Inmates in the work release program at the Snohomish County Jail say they've been exposed to bed bugs, and one man says it got so bad, he had more than 100 welts on his body before officials finally agreed to do something about it.
"There's the expected contribution from us to pay back society for what we've done, but I wasn't expecting to have to be eaten alive by parasites," said Peter Blyzka, who spent several months in the program this summer. "It really is a helpless feeling because you really have no choice but to be there."
Blyzka entered the work release program in mid-July. He spent his days studying business at the University of Washington Bothell and would return to a dorm-like facility on the Snohomish County corrections campus at night.
He first noticed something wrong after a fellow inmate was scratching at bug bites, he said.
"A few nights later, I was sleeping in a bunk next to him and started getting bites. They were small little bites that over time turned into larger welts," Blyzka recalled. "It was something I didn't need to go through. I was already going through a lot, and to have that stacked on top of it was an embarrassment."

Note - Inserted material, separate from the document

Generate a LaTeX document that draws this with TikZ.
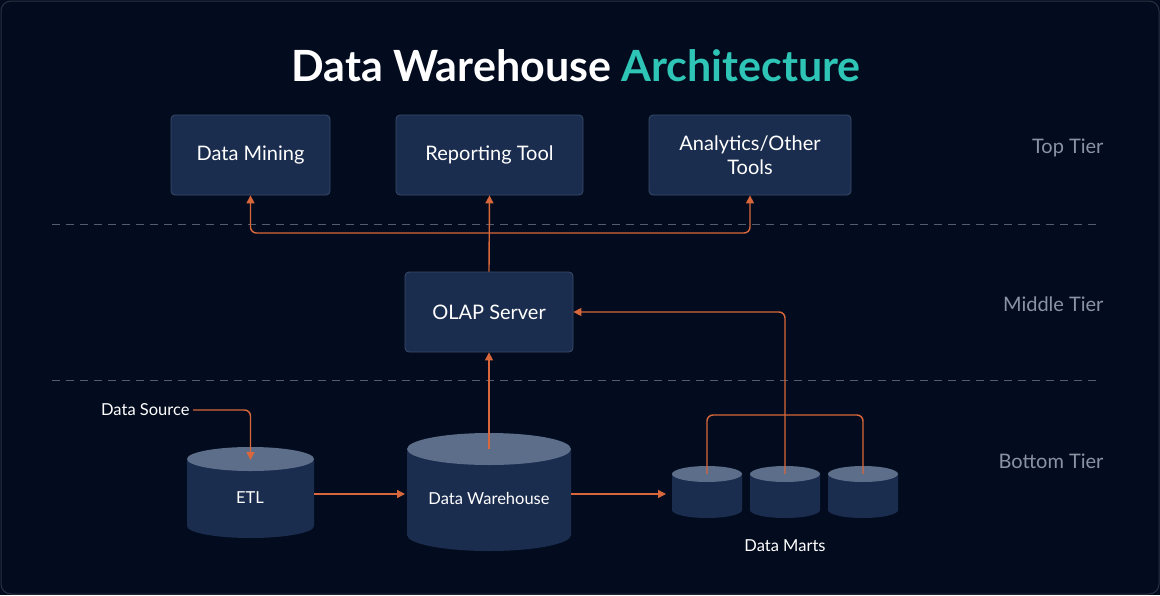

Blyzka said he complained to corrections officers but got nowhere, so he eventually captured a small bug and began tracking things in a journal while also taking photos of the bites. Some show clusters of smaller dots on his shoulder or hand; others show large welts on his head, neck, and arms.
He eventually filed two grievances before he finished the program.
"(We've) been working hard to tackle the problem because we certainly don't want it to spread and we definitely want to get it contained right away," said Shari Ireton, spokeswoman for the Snohomish County Sheriff's Office. "As far as we know, we haven't had an issue with bed bugs before in our facility going back many years."
Ireton said a pest-control company was paying its third visit to the facility this week to power wash the area and spray chemicals.
Blyzka - who spent time in the facility for a drunk driving-related case - is scheduled to return soon for a second stint on a related charge. He hopes this time around he'll be sleeping alone.
"I just wanted to be treated. I just wanted to be treated like a normal human being who was going through some hard times and needed some correction," he said. "There was no reason to have to put up with the conditions that I had to put up with. It was not fair."